Could the lines from the start of the data through the line with "import pandas as pd" be set down exactly, with no pictures among them?

• [DATA EXCERPT]:
*-*-*

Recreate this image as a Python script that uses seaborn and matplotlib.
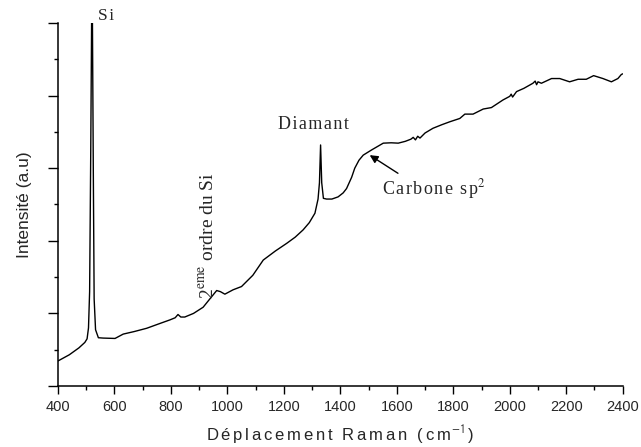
import matplotlib
matplotlib.use("Agg")
import matplotlib.pyplot as plt
from matplotlib.ticker import MultipleLocator, NullFormatter
import seaborn as sns
import pandas as pd

# Raman spectrum (wavenumber in cm-1, intensity in arbitrary units)
shift = [400, 440, 474, 495, 503, 508, 512, 516, 519, 522, 525, 528, 533, 543, 560,
         602, 631, 670, 714, 760, 796, 815, 825, 835, 849, 880, 914, 940, 962,
         975, 991, 1020, 1050, 1090, 1127, 1170, 1210, 1240, 1268, 1290, 1310,
         1321, 1326, 1330, 1334, 1340, 1351, 1370, 1392, 1410, 1422, 1440, 1451,
         1466, 1481, 1510, 1552, 1580, 1605, 1630, 1650, 1658, 1666, 1674, 1682,
         1700, 1728, 1760, 1788, 1823, 1841, 1870, 1906, 1935, 1976, 2000, 2005,
         2010, 2024, 2050, 2082, 2090, 2095, 2100, 2112, 2148, 2177, 2212, 2242,
         2271, 2297, 2330, 2360, 2383, 2395, 2400]
intensity = [0.69, 0.86, 1.05, 1.2, 1.3, 1.6, 2.6, 6.5, 10.0, 10.0, 6.0, 2.4, 1.55, 1.33, 1.32,
             1.31, 1.43, 1.5, 1.59, 1.72, 1.82, 1.88, 1.97, 1.9, 1.9, 2.0, 2.17, 2.42, 2.63,
             2.6, 2.53, 2.65, 2.74, 3.05, 3.47, 3.72, 3.93, 4.1, 4.3, 4.5, 4.76,
             5.15, 5.6, 6.64, 5.6, 5.17, 5.15, 5.15, 5.21, 5.32, 5.44, 5.75, 6.0,
             6.22, 6.36, 6.5, 6.69, 6.7, 6.69, 6.74, 6.8, 6.85, 6.78, 6.88, 6.83,
             6.97, 7.1, 7.2, 7.28, 7.37, 7.49, 7.49, 7.63, 7.67, 7.88, 7.98, 8.04,
             7.96, 8.11, 8.2, 8.34, 8.4, 8.3, 8.38, 8.34, 8.47, 8.47, 8.38, 8.45,
             8.45, 8.55, 8.47, 8.38, 8.47, 8.58, 8.6]

xticks = [400, 600, 800, 1000, 1200, 1400, 1600, 1800, 2000, 2200, 2400]

df = pd.DataFrame({"shift": shift, "intensity": intensity})

sns.set_style("ticks")
plt.rcParams["font.family"] = ["Liberation Sans", "DejaVu Sans"]
plt.rcParams["mathtext.fontset"] = "stix"

fig = plt.figure(figsize=(6.41, 4.47), dpi=100)
ax = fig.add_axes([58 / 641, 1 - 386 / 447, (622.7 - 58) / 641, (386 - 23) / 447])

sns.lineplot(data=df, x="shift", y="intensity", ax=ax, color="black",
             linewidth=1.0, estimator=None, sort=False)

ax.set_xlim(400, 2400)
ax.set_ylim(0, 10)
ax.set_xticks(xticks)
ax.set_xticklabels([str(t) for t in xticks], fontsize=10.5)
ax.xaxis.set_minor_locator(MultipleLocator(100))
ax.yaxis.set_major_locator(MultipleLocator(2))
ax.yaxis.set_minor_locator(MultipleLocator(1))
ax.yaxis.set_major_formatter(NullFormatter())

ax.tick_params(axis="both", which="major", direction="out", width=1.0, color="black")
ax.tick_params(axis="x", which="major", length=6)
ax.tick_params(axis="y", which="major", length=7.5)
ax.tick_params(axis="both", which="minor", direction="out", width=1.0, length=3, color="black")
ax.tick_params(axis="x", pad=4)

sns.despine(ax=ax)
for s in ("left", "bottom"):
    ax.spines[s].set_linewidth(1.1)
    ax.spines[s].set_color("black")


def spaced(s, gap="\u200a\u200a"):
    return gap.join(s)


ax.set_xlabel(spaced("Déplacement Raman (cm") + "\u200a" + r"$^{\mathsf{-1}}$" + "\u200a)",
              fontsize=12, labelpad=7)
ax.set_ylabel("Intensité (a.u)", fontsize=12.5, labelpad=8)

serif = ["Liberation Serif", "DejaVu Serif"]
ax.text(543, 10.08, spaced("Si", "\u200a"), family=serif, fontsize=12.5,
        ha="left", va="baseline", clip_on=False)
ax.text(1303, 7.07, spaced("Diamant", "\u200a"), family=serif, fontsize=13,
        ha="center", va="baseline")
ax.text(1548, 5.29, spaced("Carbone sp", "\u200a") + "$^2$", family=serif, fontsize=13,
        ha="left", va="baseline")
ax.text(931, 2.40, r"2$^{\mathrm{eme}}$ ordre du Si", family=serif,
        fontsize=14, rotation=90, ha="center", va="bottom")
ax.annotate("", xy=(1504, 6.36), xytext=(1604, 5.86),
            arrowprops=dict(arrowstyle="-|>", color="black", lw=1.0,
                            mutation_scale=12, shrinkA=0, shrinkB=0))

fig.savefig("out.png", dpi=100)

*-*-*

• [WRITTEN ANSWER]:
Recreate this image as a Python script that uses seaborn and matplotlib.
import matplotlib
matplotlib.use("Agg")
import matplotlib.pyplot as plt
from matplotlib.ticker import MultipleLocator, NullFormatter
import seaborn as sns
import pandas as pd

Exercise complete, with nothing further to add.